Enfim, o foco da discussão é Jorge Amado, um amador no sentido de muito amor para dar. Inclusive em um tópico cobraria um maior profissionalismo no desenvolvimento da escrita - e das críticas - no país. Mas um apaixonado. Degustou da vida e muito dela registrou. Se inspirou e passou sua palavra adiante. Repleto de experiências, tinha muito de onde beber, de onde colher relatos para engrandecer seus livros, para retratar um realismo que muito estava em voga. Nesta vida terei em relação a ele muito menos experiências pessoais e muito menos sucesso. É impossível comparar. Porém fraternalmente, como ele estendeu o braço para muitas pessoas, incluso as que pensavam politicamente divergentes dele, caminho um pouco ao lado de Jorge, de Jorge Amado. Presto atenção em suas citações no que primeiro encaro a conhecida história dos Capitães da Areia de Salvador, mostra que reconheço do cinema brasileiro. Dali observamos um Brasil real que muitos relutam por não ver, ou pior ainda, julgam sem conhecer. Não conhecem as raízes, a falta delas, os motivos, a falta de recursos, de assistência, de oportunidades. Acompanhando o final do romance, crio uma imagem, uma ideia de perpetuação. Apesar do desfecho distinto dos personagens da trama, os capitães da areia mudam de posto ou vão para cova e o mundo segue, em uma formação entre a organização e a desorganização, em uma hierarquia que poderia parecer infantil, mas é séria em suas complexas matizes.

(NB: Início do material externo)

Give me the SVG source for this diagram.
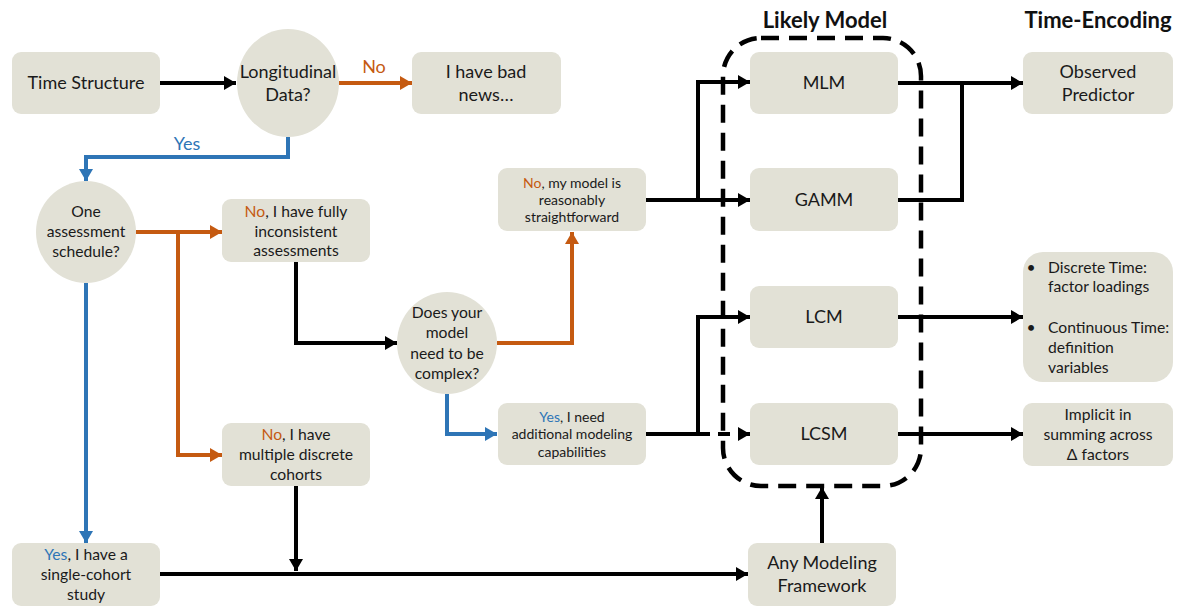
<svg xmlns="http://www.w3.org/2000/svg" width="1177" height="609" viewBox="0 0 1177 609">
<defs>
<style>
.box{fill:#E2E1D6;}
.t{font-family:Lato,"Open Sans","Liberation Sans",sans-serif;fill:#1a1a1a;text-anchor:middle;}
.s17{font-size:18px;}
.s15{font-size:15.7px;}
.s13{font-size:14px;}
.hd{font-family:Lato,"Open Sans","Liberation Sans",sans-serif;font-weight:bold;font-size:22px;fill:#111;text-anchor:middle;}
.or{fill:#C55A11;}
.bl{fill:#2E75B6;}
.k{fill:none;stroke:#000;stroke-width:4;}
.o{fill:none;stroke:#C55A11;stroke-width:4;}
.b{fill:none;stroke:#2E75B6;stroke-width:4;}
</style>
<marker id="ak" markerUnits="userSpaceOnUse" markerWidth="12" markerHeight="14" refX="12" refY="7" orient="auto"><path d="M0,0 L12,7 L0,14 z" fill="#000"/></marker>
<marker id="ao" markerUnits="userSpaceOnUse" markerWidth="12" markerHeight="14" refX="12" refY="7" orient="auto"><path d="M0,0 L12,7 L0,14 z" fill="#C55A11"/></marker>
<marker id="ab" markerUnits="userSpaceOnUse" markerWidth="12" markerHeight="14" refX="12" refY="7" orient="auto"><path d="M0,0 L12,7 L0,14 z" fill="#2E75B6"/></marker>
</defs>
<rect width="1177" height="609" fill="#fff"/>

<text class="hd" x="825" y="28">Likely Model</text>
<text class="hd" x="1098" y="28">Time-Encoding</text>

<g id="n-time-structure"><rect class="box" x="12" y="52" width="148" height="62" rx="9"/><text class="t s17" x="86" y="89">Time Structure</text></g>
<g id="n-longitudinal"><ellipse class="box" cx="288" cy="83" rx="51" ry="54"/><text class="t s17" x="288" y="78">Longitudinal</text><text class="t s17" x="288" y="101">Data?</text></g>
<g id="n-bad-news"><rect class="box" x="412" y="52" width="149" height="62" rx="9"/><text class="t s17" x="486" y="78">I have bad</text><text class="t s17" x="486" y="101">news…</text></g>
<g id="n-one-schedule"><ellipse class="box" cx="86" cy="232" rx="50" ry="51"/><text class="t s15" x="86" y="217">One</text><text class="t s15" x="86" y="237">assessment</text><text class="t s15" x="86" y="257">schedule?</text></g>
<g id="n-inconsistent"><rect class="box" x="222" y="199" width="148" height="63" rx="9"/><text class="t s15" x="296" y="217"><tspan class="or">No</tspan>, I have fully</text><text class="t s15" x="296" y="237">inconsistent</text><text class="t s15" x="296" y="256">assessments</text></g>
<g id="n-cohorts"><rect class="box" x="222" y="423" width="148" height="63" rx="9"/><text class="t s15" x="296" y="440"><tspan class="or">No</tspan>, I have</text><text class="t s15" x="296" y="460">multiple discrete</text><text class="t s15" x="296" y="480">cohorts</text></g>
<g id="n-single"><rect class="box" x="12" y="543" width="148" height="63" rx="9"/><text class="t s15" x="86" y="560"><tspan class="bl">Yes</tspan>, I have a</text><text class="t s15" x="86" y="580">single-cohort</text><text class="t s15" x="86" y="600">study</text></g>
<g id="n-complex"><ellipse class="box" cx="447" cy="343" rx="50" ry="51"/><text class="t s15" x="447" y="318">Does your</text><text class="t s15" x="447" y="338">model</text><text class="t s15" x="447" y="359">need to be</text><text class="t s15" x="447" y="379">complex?</text></g>
<g id="n-straight"><rect class="box" x="498" y="168" width="148" height="63" rx="9"/><text class="t s13" x="572" y="188"><tspan class="or">No</tspan>, my model is</text><text class="t s13" x="572" y="205">reasonably</text><text class="t s13" x="572" y="222">straightforward</text></g>
<g id="n-need"><rect class="box" x="498" y="403" width="148" height="62" rx="9"/><text class="t s13" x="572" y="422"><tspan class="bl">Yes</tspan>, I need</text><text class="t s13" x="572" y="439">additional modeling</text><text class="t s13" x="572" y="457">capabilities</text></g>
<g id="n-mlm"><rect class="box" x="750" y="52" width="148" height="62" rx="9"/><text class="t s17" x="824" y="89">MLM</text></g>
<g id="n-gamm"><rect class="box" x="750" y="168" width="148" height="63" rx="9"/><text class="t s17" x="824" y="206">GAMM</text></g>
<g id="n-lcm"><rect class="box" x="750" y="286" width="148" height="62" rx="9"/><text class="t s17" x="824" y="323">LCM</text></g>
<g id="n-lcsm"><rect class="box" x="750" y="403" width="148" height="62" rx="9"/><text class="t s17" x="824" y="440">LCSM</text></g>
<g id="n-any"><rect class="box" x="748" y="543" width="148" height="63" rx="9"/><text class="t s17" x="822" y="569">Any Modeling</text><text class="t s17" x="822" y="592">Framework</text></g>
<g id="n-observed"><rect class="box" x="1023" y="52" width="150" height="62" rx="9"/><text class="t s17" x="1098" y="78">Observed</text><text class="t s17" x="1098" y="101">Predictor</text></g>
<g id="n-discrete"><rect class="box" x="1023" y="252" width="150" height="130" rx="20"/>
<text class="t s15" x="1031" y="273">•</text><text class="t s15" x="1048" y="273" style="text-anchor:start">Discrete Time:</text>
<text class="t s15" x="1048" y="292" style="text-anchor:start">factor loadings</text>
<text class="t s15" x="1031" y="333">•</text><text class="t s15" x="1048" y="333" style="text-anchor:start">Continuous Time:</text>
<text class="t s15" x="1048" y="353" style="text-anchor:start">definition</text>
<text class="t s15" x="1048" y="373" style="text-anchor:start">variables</text></g>
<g id="n-implicit"><rect class="box" x="1023" y="403" width="150" height="63" rx="9"/><text class="t s15" x="1098" y="420">Implicit in</text><text class="t s15" x="1098" y="440">summing across</text><text class="t s15" x="1098" y="460">Δ factors</text></g>

<g id="connectors">
<path class="k" d="M160,83 H236" marker-end="url(#ak)"/>
<path class="o" d="M339,83 H412" marker-end="url(#ao)"/>
<text class="t s17 or" x="374" y="73">No</text>
<path class="b" d="M288,137 V157 H86 V181" marker-end="url(#ab)"/>
<text class="t s17 bl" x="187" y="150">Yes</text>
<path class="o" d="M136,232 H222" marker-end="url(#ao)"/>
<path class="o" d="M178,232 V455 H222" marker-end="url(#ao)"/>
<path class="b" d="M86,283 V543" marker-end="url(#ab)"/>
<path class="k" d="M296,262 V343 H397" marker-end="url(#ak)"/>
<path class="k" d="M296,486 V571" marker-end="url(#ak)"/>
<path class="k" d="M160,574 H748" marker-end="url(#ak)"/>
<path class="o" d="M497,343 H572 V232" marker-end="url(#ao)"/>
<path class="b" d="M447,394 V434 H497" marker-end="url(#ab)"/>
<path class="k" d="M646,200 H750" marker-end="url(#ak)"/>
<path class="k" d="M698,200 V82 H750" marker-end="url(#ak)"/>
<path class="k" d="M646,434 H698 V317 H750" marker-end="url(#ak)"/>
<path class="k" d="M698,434 H750" stroke-dasharray="12 8" marker-end="url(#ak)"/>
<path class="k" d="M898,83 H1023" marker-end="url(#ak)"/>
<path class="k" d="M898,200 H962 V83"/>
<path class="k" d="M898,317 H1023" marker-end="url(#ak)"/>
<path class="k" d="M898,434 H1023" marker-end="url(#ak)"/>
<path class="k" d="M822,543 V487" marker-end="url(#ak)"/>
<rect x="723" y="38" width="198" height="448" rx="38" fill="none" stroke="#000" stroke-width="4.5" stroke-dasharray="18 10"/>
</g>
</svg>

O chamado de Jorge, o Amado é para prestarmos atenção no Brasil. Um Brasil que ele viveu intensamente, mesmo depois fora dele, pelas lembranças que nem tentando abandonamos. Fortes, sustentadas, afincadas. Afinadas em nosso catalisador da memória. Dele recebo, presente tardio, histórias de um Brasil que não vivi, não viveria e não viverei, nem tenho como. Agradeço como uma oportunidade a mais para seguir adiante, observando detalhes que ele chamou a atenção. Perscrutando política onde é necessário adicionar mais do tempero da política, pois que sentido nos pode haver na vida, nós iniciados, sem o ideal por mudanças que consideramos necessárias? Sejam em nós, sejam pelo bem dos outros?